--- begin Data ---

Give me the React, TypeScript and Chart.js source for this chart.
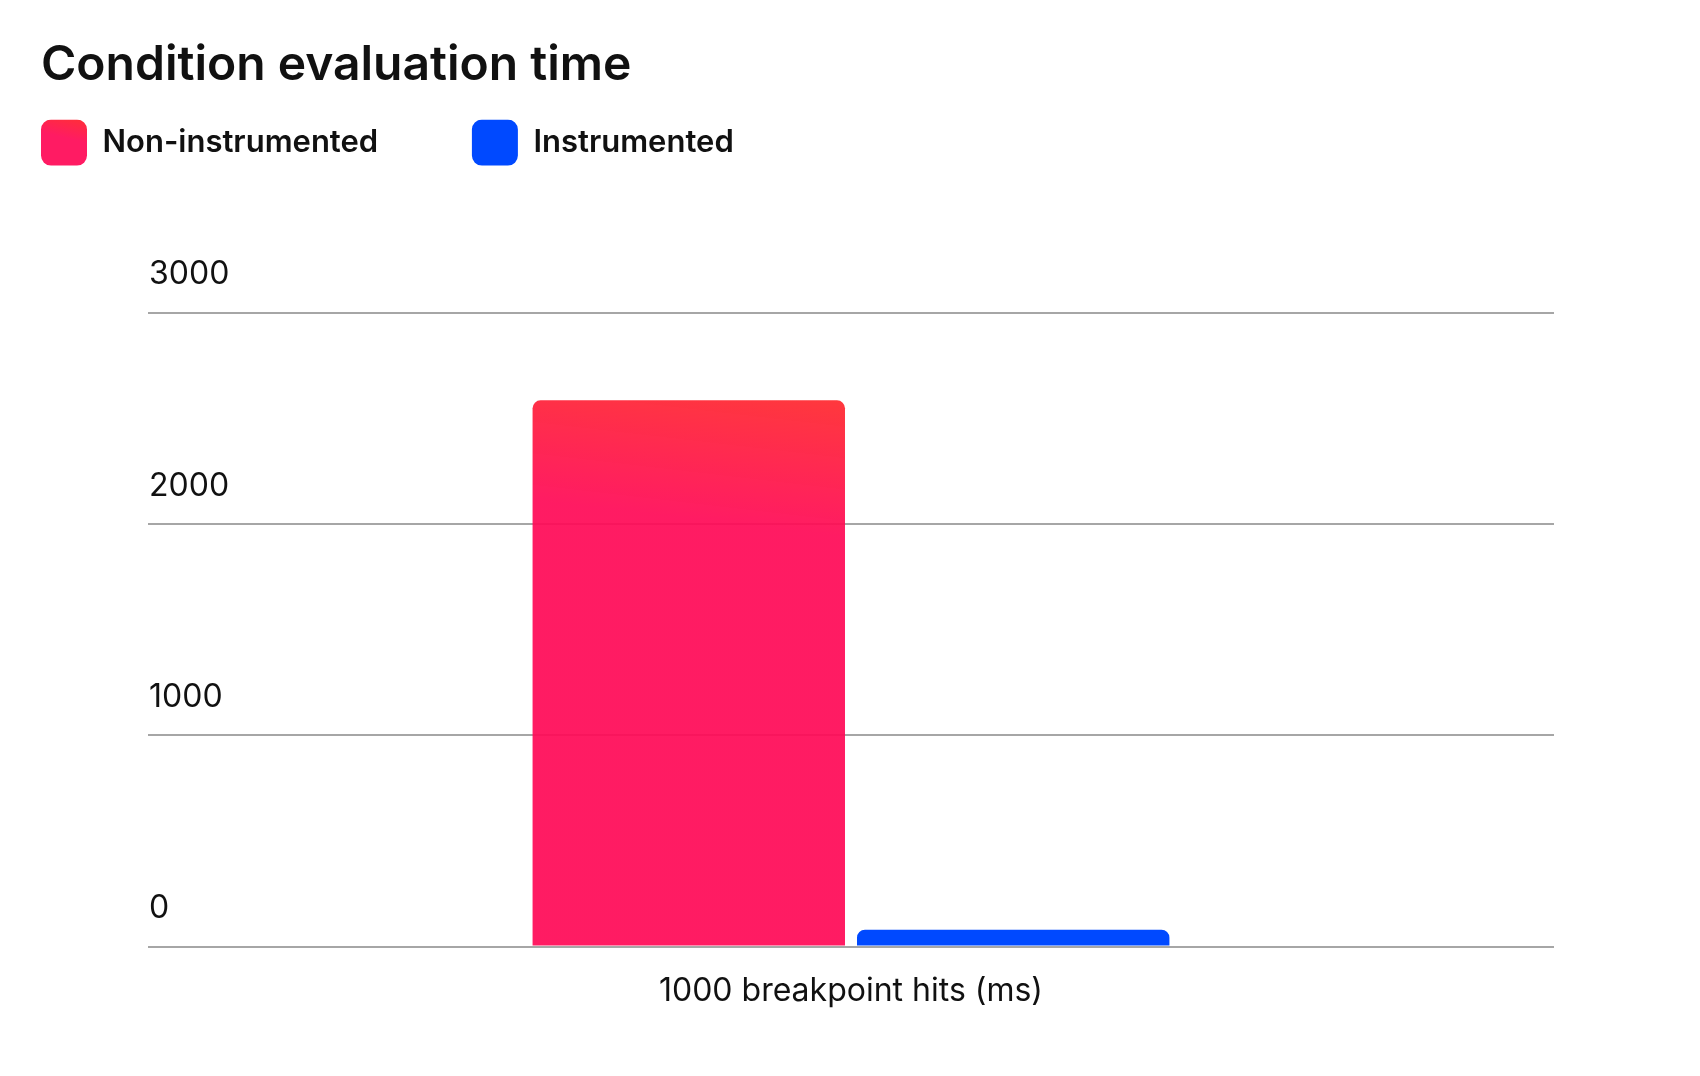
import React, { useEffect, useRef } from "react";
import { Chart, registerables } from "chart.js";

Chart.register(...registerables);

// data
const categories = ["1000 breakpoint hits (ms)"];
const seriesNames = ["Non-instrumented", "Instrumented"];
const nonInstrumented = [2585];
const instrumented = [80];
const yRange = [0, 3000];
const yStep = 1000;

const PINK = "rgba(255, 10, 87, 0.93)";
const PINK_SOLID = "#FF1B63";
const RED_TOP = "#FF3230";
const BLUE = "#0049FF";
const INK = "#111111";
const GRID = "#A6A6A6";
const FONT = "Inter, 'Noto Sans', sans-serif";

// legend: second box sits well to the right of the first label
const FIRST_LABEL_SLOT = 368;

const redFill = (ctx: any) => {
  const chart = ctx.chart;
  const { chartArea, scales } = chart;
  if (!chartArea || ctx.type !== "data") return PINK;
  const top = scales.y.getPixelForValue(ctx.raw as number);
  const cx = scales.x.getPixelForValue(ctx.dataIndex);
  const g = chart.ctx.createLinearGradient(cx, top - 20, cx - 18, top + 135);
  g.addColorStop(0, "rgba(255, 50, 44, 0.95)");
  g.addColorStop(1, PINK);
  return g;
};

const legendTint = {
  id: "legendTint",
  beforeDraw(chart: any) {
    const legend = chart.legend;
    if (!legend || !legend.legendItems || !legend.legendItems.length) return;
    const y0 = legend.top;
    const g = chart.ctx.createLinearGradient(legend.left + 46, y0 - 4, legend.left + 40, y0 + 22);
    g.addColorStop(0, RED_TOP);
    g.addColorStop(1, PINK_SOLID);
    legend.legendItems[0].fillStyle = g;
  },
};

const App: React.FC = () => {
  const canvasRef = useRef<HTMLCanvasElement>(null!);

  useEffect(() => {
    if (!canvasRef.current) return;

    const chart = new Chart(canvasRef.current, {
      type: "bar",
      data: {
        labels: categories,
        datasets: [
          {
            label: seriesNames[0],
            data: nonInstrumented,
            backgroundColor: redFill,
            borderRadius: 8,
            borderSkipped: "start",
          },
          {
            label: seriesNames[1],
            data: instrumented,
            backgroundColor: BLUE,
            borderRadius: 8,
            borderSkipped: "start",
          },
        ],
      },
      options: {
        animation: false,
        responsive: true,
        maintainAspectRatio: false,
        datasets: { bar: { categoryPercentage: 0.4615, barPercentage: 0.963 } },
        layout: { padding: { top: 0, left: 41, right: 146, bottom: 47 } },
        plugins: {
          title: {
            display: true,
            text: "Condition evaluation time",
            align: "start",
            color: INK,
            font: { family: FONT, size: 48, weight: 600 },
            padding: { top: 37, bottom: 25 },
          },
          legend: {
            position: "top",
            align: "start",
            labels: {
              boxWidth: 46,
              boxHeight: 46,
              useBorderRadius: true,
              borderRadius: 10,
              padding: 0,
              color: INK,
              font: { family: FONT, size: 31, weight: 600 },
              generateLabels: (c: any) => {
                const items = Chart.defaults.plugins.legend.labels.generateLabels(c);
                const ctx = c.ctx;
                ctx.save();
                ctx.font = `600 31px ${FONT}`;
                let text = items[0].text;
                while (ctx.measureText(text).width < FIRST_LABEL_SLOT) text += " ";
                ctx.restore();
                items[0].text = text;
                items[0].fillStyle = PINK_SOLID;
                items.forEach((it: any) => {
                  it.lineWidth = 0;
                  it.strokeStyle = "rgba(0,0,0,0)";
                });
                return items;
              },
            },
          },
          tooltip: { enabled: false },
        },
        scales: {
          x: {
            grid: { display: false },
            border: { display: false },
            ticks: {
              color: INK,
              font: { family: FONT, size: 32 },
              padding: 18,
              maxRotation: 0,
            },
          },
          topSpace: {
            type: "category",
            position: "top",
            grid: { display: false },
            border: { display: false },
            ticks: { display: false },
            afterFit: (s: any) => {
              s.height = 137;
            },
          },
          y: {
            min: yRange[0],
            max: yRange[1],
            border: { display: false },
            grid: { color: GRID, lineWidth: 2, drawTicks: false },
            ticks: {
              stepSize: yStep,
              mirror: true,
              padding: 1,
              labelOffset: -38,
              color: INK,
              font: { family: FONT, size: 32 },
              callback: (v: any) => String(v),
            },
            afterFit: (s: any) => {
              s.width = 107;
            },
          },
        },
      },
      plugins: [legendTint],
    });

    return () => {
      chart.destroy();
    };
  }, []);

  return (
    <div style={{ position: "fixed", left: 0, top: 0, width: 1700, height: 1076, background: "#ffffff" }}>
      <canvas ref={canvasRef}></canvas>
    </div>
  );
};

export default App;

--- end Data ---

= What is asked =
Gather up the lines that contain the word "React".

= Solution to this problem =
Give me the React, TypeScript and Chart.js source for this chart.
import React, { useEffect, useRef } from "react";
const App: React.FC = () => {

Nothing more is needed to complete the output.